■ **What needs to be done**
Skip all pictures, then print the remaining material exactly.

** START **

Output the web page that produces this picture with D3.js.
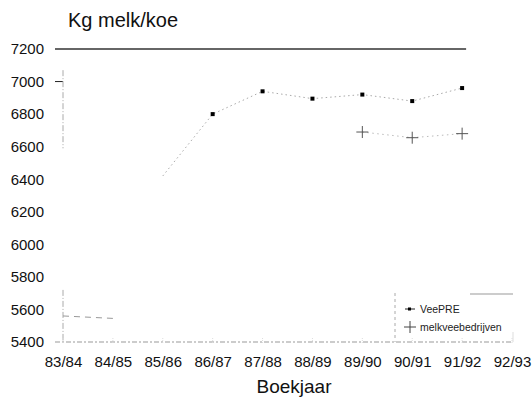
<!DOCTYPE html>
<html><head><meta charset="utf-8">
<script src="https://cdn.jsdelivr.net/npm/d3@7"></script>
<style>
html,body{margin:0;padding:0;background:#fff;}
svg{display:block;font-family:"Liberation Sans",Arial,Helvetica,sans-serif;}
</style></head>
<body>
<svg id="c" width="532" height="401"></svg>
<script>
const categories = ["83/84","84/85","85/86","86/87","87/88","88/89","89/90","90/91","91/92","92/93"];
const yTicks = [5400,5600,5800,6000,6200,6400,6600,6800,7000,7200];
const veePRE = [null, null, 6420, 6800, 6940, 6895, 6920, 6880, 6960, null];
const melkveebedrijven = [5560, 5545, null, null, null, null, 6690, 6655, 6680, null];
const firstMarked = {veePRE: 3, melkvee: 6};
const seriesNames = ["VeePRE", "melkveebedrijven"];

const svg = d3.select("#c");
const x = d3.scalePoint().domain(categories).range([63, 512]).padding(0);
const y = d3.scaleLinear().domain([5400, 7200]).range([342, 49]);

// title
svg.append("text").attr("x", 68).attr("y", 27).attr("font-size", 20).attr("fill", "#111").text("Kg melk/koe");
svg.append("text").attr("x", 294).attr("y", 393).attr("text-anchor", "middle").attr("font-size", 19).attr("fill", "#111").text("Boekjaar");

// y axis labels
const yAxis = d3.axisLeft(y).tickValues(yTicks).tickSize(0).tickPadding(0).tickFormat(d3.format("d"));
const ga = svg.append("g").attr("transform", "translate(44,0)").call(yAxis);
ga.select(".domain").remove();
ga.selectAll("text").attr("font-size", 15).attr("fill", "#111").attr("font-family", "Liberation Sans, Arial, sans-serif");

// x axis labels
const xAxis = d3.axisBottom(x).tickSize(0).tickPadding(0);
const gx = svg.append("g").attr("transform", "translate(0,356)").call(xAxis);
gx.select(".domain").remove();
gx.selectAll("text").attr("font-size", 15).attr("fill", "#111").attr("font-family", "Liberation Sans, Arial, sans-serif");

// top frame line at 7200
svg.append("line").attr("x1", 55).attr("x2", x("91/92") + 4).attr("y1", y(7200)).attr("y2", y(7200))
  .attr("stroke", "#333").attr("stroke-width", 1.4);
// 7000 tick
svg.append("line").attr("x1", 55).attr("x2", x(categories[0])).attr("y1", y(7000)).attr("y2", y(7000))
  .attr("stroke", "#222").attr("stroke-width", 1);
// faded y axis pieces
[[7070, 6590], [5720, 5400]].forEach(([a, b]) => {
  svg.append("line").attr("x1", x(categories[0])).attr("x2", x(categories[0])).attr("y1", y(a)).attr("y2", y(b))
    .attr("stroke", "#aaa").attr("stroke-width", 1).attr("stroke-dasharray", "6,2,1,2");
});
// x axis line (faded)
svg.append("line").attr("x1", 55).attr("x2", 513).attr("y1", y(5400)).attr("y2", y(5400))
  .attr("stroke", "#999").attr("stroke-width", 1).attr("stroke-dasharray", "5,2,2,2");
// x ticks faint
categories.forEach(c => {
  svg.append("line").attr("x1", x(c)).attr("x2", x(c)).attr("y1", y(5400) - 4).attr("y2", y(5400) + 2)
    .attr("stroke", "#ddd").attr("stroke-width", 1).attr("stroke-dasharray", "1,1");
});

const line = d3.line().defined(d => d.v != null).x(d => x(d.c)).y(d => y(d.v));
const vData = categories.map((c, i) => ({c, v: veePRE[i], i}));
const mData = categories.map((c, i) => ({c, v: melkveebedrijven[i], i}));

svg.append("path").attr("d", line(vData)).attr("fill", "none").attr("stroke", "#aaa")
  .attr("stroke-width", 1).attr("stroke-dasharray", "1.5,3");
// early part of melkvee: dashed
svg.append("path").attr("d", line(mData.filter(d => d.i < 2))).attr("fill", "none").attr("stroke", "#999")
  .attr("stroke-width", 1).attr("stroke-dasharray", "6,5");
svg.append("path").attr("d", line(mData.filter(d => d.i >= 6))).attr("fill", "none").attr("stroke", "#bbb")
  .attr("stroke-width", 1).attr("stroke-dasharray", "1.5,3.5");

// markers
svg.selectAll(".sq").data(vData.filter(d => d.v != null && d.i >= firstMarked.veePRE)).enter()
  .append("rect").attr("x", d => x(d.c) - 2).attr("y", d => y(d.v) - 2).attr("width", 4).attr("height", 4).attr("fill", "#000");
const plus = svg.selectAll(".pl").data(mData.filter(d => d.v != null && d.i >= firstMarked.melkvee)).enter().append("g")
  .attr("transform", d => `translate(${x(d.c)},${y(d.v)})`);
plus.append("line").attr("x1", -6).attr("x2", 6).attr("stroke", "#555").attr("stroke-width", 1);
plus.append("line").attr("y1", -6).attr("y2", 6).attr("stroke", "#555").attr("stroke-width", 1);

// legend
const lg = svg.append("g");
lg.append("line").attr("x1", 395).attr("x2", 395).attr("y1", 293).attr("y2", 342)
  .attr("stroke", "#aaa").attr("stroke-dasharray", "3,3");
lg.append("line").attr("x1", 470).attr("x2", 513).attr("y1", 294).attr("y2", 294).attr("stroke", "#999");
lg.append("line").attr("x1", 513).attr("x2", 513).attr("y1", 332).attr("y2", 342).attr("stroke", "#ddd");
lg.append("line").attr("x1", 405).attr("x2", 415).attr("y1", 309).attr("y2", 309).attr("stroke", "#222");
lg.append("rect").attr("x", 408).attr("y", 307.5).attr("width", 3).attr("height", 3).attr("fill", "#000");
lg.append("line").attr("x1", 404).attr("x2", 416).attr("y1", 327).attr("y2", 327).attr("stroke", "#444");
lg.append("line").attr("x1", 410).attr("x2", 410).attr("y1", 321).attr("y2", 333).attr("stroke", "#444");
seriesNames.forEach((n, i) => {
  lg.append("text").attr("x", 420).attr("y", 313 + i * 18).attr("font-size", 10.5).attr("fill", "#222").text(n);
});
</script>
</body></html>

** END **

■ **Expected answer**
Output the web page that produces this picture with D3.js.
<!DOCTYPE html>
<html><head><meta charset="utf-8">
<script src="https://cdn.jsdelivr.net/npm/d3@7"></script>
<style>
html,body{margin:0;padding:0;background:#fff;}
svg{display:block;font-family:"Liberation Sans",Arial,Helvetica,sans-serif;}
</style></head>
<body>
<svg id="c" width="532" height="401"></svg>
<script>
const categories = ["83/84","84/85","85/86","86/87","87/88","88/89","89/90","90/91","91/92","92/93"];
const yTicks = [5400,5600,5800,6000,6200,6400,6600,6800,7000,7200];
const veePRE = [null, null, 6420, 6800, 6940, 6895, 6920, 6880, 6960, null];
const melkveebedrijven = [5560, 5545, null, null, null, null, 6690, 6655, 6680, null];
const firstMarked = {veePRE: 3, melkvee: 6};
const seriesNames = ["VeePRE", "melkveebedrijven"];

const svg = d3.select("#c");
const x = d3.scalePoint().domain(categories).range([63, 512]).padding(0);
const y = d3.scaleLinear().domain([5400, 7200]).range([342, 49]);

// title
svg.append("text").attr("x", 68).attr("y", 27).attr("font-size", 20).attr("fill", "#111").text("Kg melk/koe");
svg.append("text").attr("x", 294).attr("y", 393).attr("text-anchor", "middle").attr("font-size", 19).attr("fill", "#111").text("Boekjaar");

// y axis labels
const yAxis = d3.axisLeft(y).tickValues(yTicks).tickSize(0).tickPadding(0).tickFormat(d3.format("d"));
const ga = svg.append("g").attr("transform", "translate(44,0)").call(yAxis);
ga.select(".domain").remove();
ga.selectAll("text").attr("font-size", 15).attr("fill", "#111").attr("font-family", "Liberation Sans, Arial, sans-serif");

// x axis labels
const xAxis = d3.axisBottom(x).tickSize(0).tickPadding(0);
const gx = svg.append("g").attr("transform", "translate(0,356)").call(xAxis);
gx.select(".domain").remove();
gx.selectAll("text").attr("font-size", 15).attr("fill", "#111").attr("font-family", "Liberation Sans, Arial, sans-serif");

// top frame line at 7200
svg.append("line").attr("x1", 55).attr("x2", x("91/92") + 4).attr("y1", y(7200)).attr("y2", y(7200))
  .attr("stroke", "#333").attr("stroke-width", 1.4);
// 7000 tick
svg.append("line").attr("x1", 55).attr("x2", x(categories[0])).attr("y1", y(7000)).attr("y2", y(7000))
  .attr("stroke", "#222").attr("stroke-width", 1);
// faded y axis pieces
[[7070, 6590], [5720, 5400]].forEach(([a, b]) => {
  svg.append("line").attr("x1", x(categories[0])).attr("x2", x(categories[0])).attr("y1", y(a)).attr("y2", y(b))
    .attr("stroke", "#aaa").attr("stroke-width", 1).attr("stroke-dasharray", "6,2,1,2");
});
// x axis line (faded)
svg.append("line").attr("x1", 55).attr("x2", 513).attr("y1", y(5400)).attr("y2", y(5400))
  .attr("stroke", "#999").attr("stroke-width", 1).attr("stroke-dasharray", "5,2,2,2");
// x ticks faint
categories.forEach(c => {
  svg.append("line").attr("x1", x(c)).attr("x2", x(c)).attr("y1", y(5400) - 4).attr("y2", y(5400) + 2)
    .attr("stroke", "#ddd").attr("stroke-width", 1).attr("stroke-dasharray", "1,1");
});

const line = d3.line().defined(d => d.v != null).x(d => x(d.c)).y(d => y(d.v));
const vData = categories.map((c, i) => ({c, v: veePRE[i], i}));
const mData = categories.map((c, i) => ({c, v: melkveebedrijven[i], i}));

svg.append("path").attr("d", line(vData)).attr("fill", "none").attr("stroke", "#aaa")
  .attr("stroke-width", 1).attr("stroke-dasharray", "1.5,3");
// early part of melkvee: dashed
svg.append("path").attr("d", line(mData.filter(d => d.i < 2))).attr("fill", "none").attr("stroke", "#999")
  .attr("stroke-width", 1).attr("stroke-dasharray", "6,5");
svg.append("path").attr("d", line(mData.filter(d => d.i >= 6))).attr("fill", "none").attr("stroke", "#bbb")
  .attr("stroke-width", 1).attr("stroke-dasharray", "1.5,3.5");

// markers
svg.selectAll(".sq").data(vData.filter(d => d.v != null && d.i >= firstMarked.veePRE)).enter()
  .append("rect").attr("x", d => x(d.c) - 2).attr("y", d => y(d.v) - 2).attr("width", 4).attr("height", 4).attr("fill", "#000");
const plus = svg.selectAll(".pl").data(mData.filter(d => d.v != null && d.i >= firstMarked.melkvee)).enter().append("g")
  .attr("transform", d => `translate(${x(d.c)},${y(d.v)})`);
plus.append("line").attr("x1", -6).attr("x2", 6).attr("stroke", "#555").attr("stroke-width", 1);
plus.append("line").attr("y1", -6).attr("y2", 6).attr("stroke", "#555").attr("stroke-width", 1);

// legend
const lg = svg.append("g");
lg.append("line").attr("x1", 395).attr("x2", 395).attr("y1", 293).attr("y2", 342)
  .attr("stroke", "#aaa").attr("stroke-dasharray", "3,3");
lg.append("line").attr("x1", 470).attr("x2", 513).attr("y1", 294).attr("y2", 294).attr("stroke", "#999");
lg.append("line").attr("x1", 513).attr("x2", 513).attr("y1", 332).attr("y2", 342).attr("stroke", "#ddd");
lg.append("line").attr("x1", 405).attr("x2", 415).attr("y1", 309).attr("y2", 309).attr("stroke", "#222");
lg.append("rect").attr("x", 408).attr("y", 307.5).attr("width", 3).attr("height", 3).attr("fill", "#000");
lg.append("line").attr("x1", 404).attr("x2", 416).attr("y1", 327).attr("y2", 327).attr("stroke", "#444");
lg.append("line").attr("x1", 410).attr("x2", 410).attr("y1", 321).attr("y2", 333).attr("stroke", "#444");
seriesNames.forEach((n, i) => {
  lg.append("text").attr("x", 420).attr("y", 313 + i * 18).attr("font-size", 10.5).attr("fill", "#222").text(n);
});
</script>
</body></html>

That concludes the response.